Söhne Mannheims in Köln Das Kollektiv ist der Star

Köln · Ganz nah dran: Söhne Mannheims im ausverkauften Kölner E-Werk. Auch ohne ihren prominenten Vorsänger Xavier Naidoo haben sie keine Probleme, die rund 2000 Fans in Hochstimmung zu bringen.

 Die Liebe suchen, finden - oder eben nicht: Söhne Mannheims in Köln.

Die Liebe suchen, finden - oder eben nicht: Söhne Mannheims in Köln.

Foto: Thomas Brill

Zwei Söhne sind verloren gegangen, nicht in Mannheim, sondern bei den Söhnen Mannheims. Sänger Xavier Naidoo und Keyboarder Michael Herberger wollen dem Musikanten-Kollektiv ihrer Heimatstadt für eine Weile den Rücken kehren. Sie möchten eine Auszeit für andere musikalische Herausforderungen.

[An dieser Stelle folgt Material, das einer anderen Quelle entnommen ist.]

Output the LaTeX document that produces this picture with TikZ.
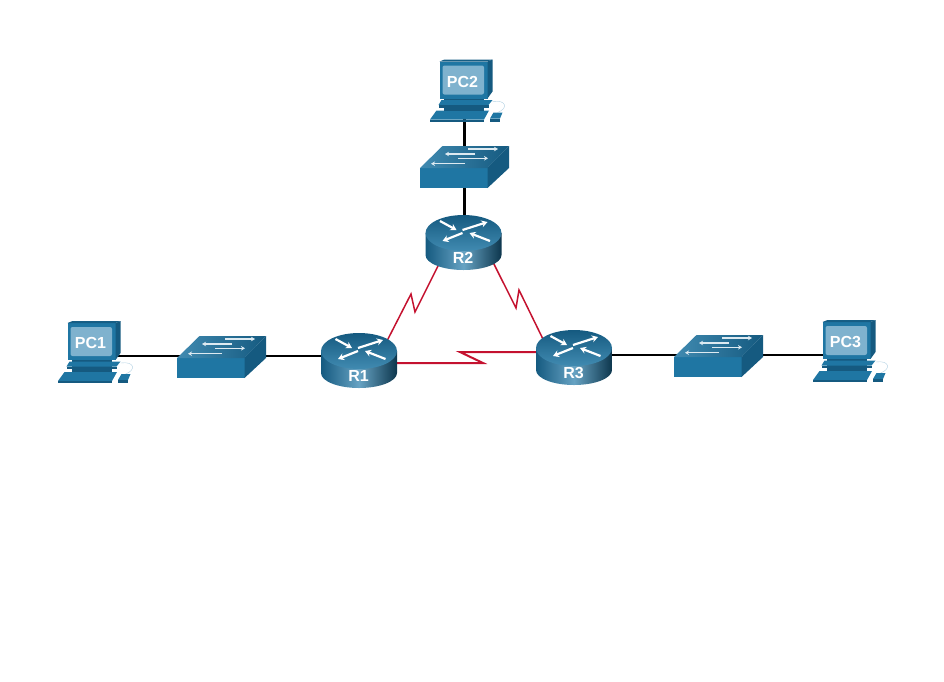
\documentclass[tikz,border=0pt]{standalone}
\usepackage{fontspec}
\setmainfont{Liberation Sans}
\usetikzlibrary{arrows.meta}

\definecolor{iconblue}{HTML}{1F76A3}
\definecolor{icondark}{HTML}{155A80}
\definecolor{iconlight}{HTML}{7FB2CE}
\definecolor{serialred}{HTML}{C4122F}

\tikzset{
	pcbox/.style={inner sep=0pt, minimum width=40pt, minimum height=30pt},
	swbox/.style={inner sep=0pt, minimum width=80pt, minimum height=30pt},
	rtbox/.style={inner sep=0pt, minimum width=76pt, minimum height=24pt},
	lan/.style={black, line width=2.3pt},
	serial/.style={serialred, line width=1.5pt, line join=miter},
	devlabel/.style={white, inner sep=0pt, font=\fontsize{16}{16}\selectfont\bfseries},
	flow/.style={white, line width=2.2pt, -{Stealth[length=6pt, width=7pt]}},
	swflow/.style={white!85!iconblue, line width=1.5pt, -{Stealth[length=4pt, width=4.5pt]}},
	pics/routericon/.style={code={
		\path[left color=icondark, right color=icondark!60!black, middle color=iconlight!75!iconblue]
			(-39,-10) -- (-39,12) arc[start angle=180, end angle=0, x radius=38, y radius=15] -- (37,-10) -- cycle;
		\path[top color=icondark, bottom color=iconblue!85!white]
			(-1,-10) ellipse[x radius=38, y radius=18];
		\draw[flow] (-24.5,-22) -- (-8,-13);
		\draw[flow] (-2,-13) -- (23,-21);
		\draw[flow] (-2,-10) -- (-22,-2);
		\draw[flow] (25.5,-2) -- (5,-10);
		\node[devlabel] (lab) at (-1.5,15) {#1};
	}},
	pics/switchicon/.style={code={
		\fill[iconblue] (-44.5,2) rectangle (23,22);
		\path[left color=iconblue!85!white, right color=icondark] (-44.5,2) -- (-22,-20) -- (44.5,-20) -- (23,2) -- cycle;
		\fill[icondark] (23,2) -- (44.5,-20) -- (44.5,2) -- (23,22) -- cycle;
		\draw[swflow] (3.5,-17) -- (33.5,-17);
		\draw[swflow] (10.5,-12) -- (-19.5,-12);
		\draw[swflow] (-6.5,-7.7) -- (23.5,-7.7);
		\draw[swflow] (0.5,-2.3) -- (-33.5,-2.3);
	}},
	pics/pcicon/.style={code={
		\draw[iconlight!60!white, line width=0.4pt] (28,7) .. controls (42,5) and (44,14) .. (33,18);
		\fill[iconblue] (-34.5,25) -- (-28,16) -- (24.5,16) -- (19.5,25) -- cycle;
		\fill[icondark] (-34.5,25) rectangle (19.5,27);
		\fill[iconblue] (25.5,24) -- (29,18) -- (38,18) -- (35.5,24) -- cycle;
		\fill[icondark] (25.5,24) rectangle (35.5,27);
		\fill[icondark] (-21,4) rectangle (19.5,16);
		\fill[iconblue] (-26,10.5) -- (-23,5.5) -- (28,5.5) -- (24,10.5) -- cycle;
		\fill[icondark] (-26,10.5) rectangle (24,13);
		\fill[iconblue] (-25,-33) rectangle (23,4);
		\fill[icondark!85!iconblue] (-25,-33) -- (-20,-35) -- (28,-35) -- (23,-33) -- cycle;
		\fill[icondark] (23,-33) -- (28,-35) -- (28,-3) -- (23,4) -- cycle;
		\fill[iconlight, rounded corners=2pt] (-22,-29) rectangle (19.5,0);
		\node[devlabel] (lab) at (-2,-13) {#1};
	}},
}

\begin{document}
\begin{tikzpicture}[x=1pt, y=-1pt]
	\useasboundingbox (0,0) rectangle (944,681);

	\node[pcbox] (PC1) at (92.5,356) {};
	\node[swbox] (SW1) at (221.5,356) {};
	\node[rtbox] (R1) at (360,361) {};
	\node[rtbox] (R2) at (464.5,243) {};
	\node[swbox] (SW2) at (464.5,166) {};
	\node[pcbox] (PC2) at (464.5,94.5) {};
	\node[rtbox] (R3) at (575,358) {};
	\node[swbox] (SW3) at (718.5,355) {};
	\node[pcbox] (PC3) at (847.5,355) {};

	\coordinate (z12a) at (411,294);
	\coordinate (z12b) at (415,312);
	\coordinate (z23a) at (516,308);
	\coordinate (z23b) at (519,290);
	\coordinate (z13a) at (483,363);
	\coordinate (z13b) at (460,352);

	\draw[lan] (PC1) -- (SW1);
	\draw[lan] (SW1) -- (SW1 -| R1);
	\draw[lan] (PC2) -- (SW2);
	\draw[lan] (SW2) -- (R2);
	\draw[lan] (PC3) -- (SW3);
	\draw[lan] (SW3) -- (SW3 -| R3);
	\draw[serial] (R1.28) -- (z12a) -- (z12b) -- (R2.210);
	\draw[serial] (R2.-26) -- (z23a) -- (z23b) -- (R3.157);
	\draw[serial, line width=2pt] (R1 |- z13a) -- (z13a) -- (z13b) -- (R3 |- z13b);

	\pic at (R1) {routericon=R1};
	\pic at (R2) {routericon=R2};
	\pic at (R3) {routericon=R3};
	\pic at (SW1) {switchicon};
	\pic at (SW2) {switchicon};
	\pic at (SW3) {switchicon};
	\pic at (PC1) {pcicon=PC1};
	\pic at (PC2) {pcicon=PC2};
	\pic at (PC3) {pcicon=PC3};
\end{tikzpicture}
\end{document}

Die elf verbliebenen Söhne haben indes nicht resigniert, sondern sind derzeit mit ihrer "Ganz nah dran"-Tour unterwegs. Auch ohne ihren prominenten Vorsänger Naidoo haben sie keine Probleme, die rund 2000 Fans im ausverkauften Kölner E-Werk in Hochstimmung zu bringen.

Sänger Henning Wehland hatte man zwar als Kommunikator mit dem Publikum ausgeguckt, doch wollte er offenkundig nicht die Rolle des klassischen Frontmanns übernehmen. Letztlich weiß er zu gut, dass er gegen das Charisma von Ober-Prediger Naidoo keine Chance hat.

Mit "Neustart" wurde das Konzert nicht nur eröffnet, der Titel signalisierte zugleich auch eine programmatische Weichenstellung. Die Gruppe wagte zumindest ansatzweise ein Reset und besann sich auf das, was die Anfangszeit ihrer Karriere maßgeblich ausgemacht hatte, als alles noch mehr Kollektivcharakter hatte.

Gerade diese spezifische Art, gemeinsam etwas zu entwickeln, ist sowohl besonderes Kennzeichen der Söhne Mannheims als auch Ursprung ihrer musikalischen Energie. Themen wie gesellschaftliche Ungerechtigkeiten und zwischenmenschliche Unzulänglichkeiten und deren Überwindung - in der Regel durch die Liebe - sind weniger auf eine Stimme zugeschnitten, sondern der Tenor einer Gruppe.

Das bestens aufeinander eingestellte Gesangstrio mit Henning Wehland, Michael Klimas und Tino Oac wirft sich die vokalen Bälle zu. Und wenn schließlich, etwa bei "Keep On Moving", auch noch Rap-Intermezzi jamaikanischer Provenienz hinzukommen, klingt die Agitation plötzlich auch noch unglaublich entspannt.

Dabei klingt Oacs weiches Timbre tatsächlich sehr nach Naidoo, ohne ihn direkt kopieren zu wollen. Inhaltlich ist eine Abkehr von Naidoos "Friede-Freude-Eierkuchen-Soul" festzustellen. So heißt es in "Wenn ich die Liebe nicht finde", dass da immer noch Emotionen wie Hass und Wut als Alternative bleiben.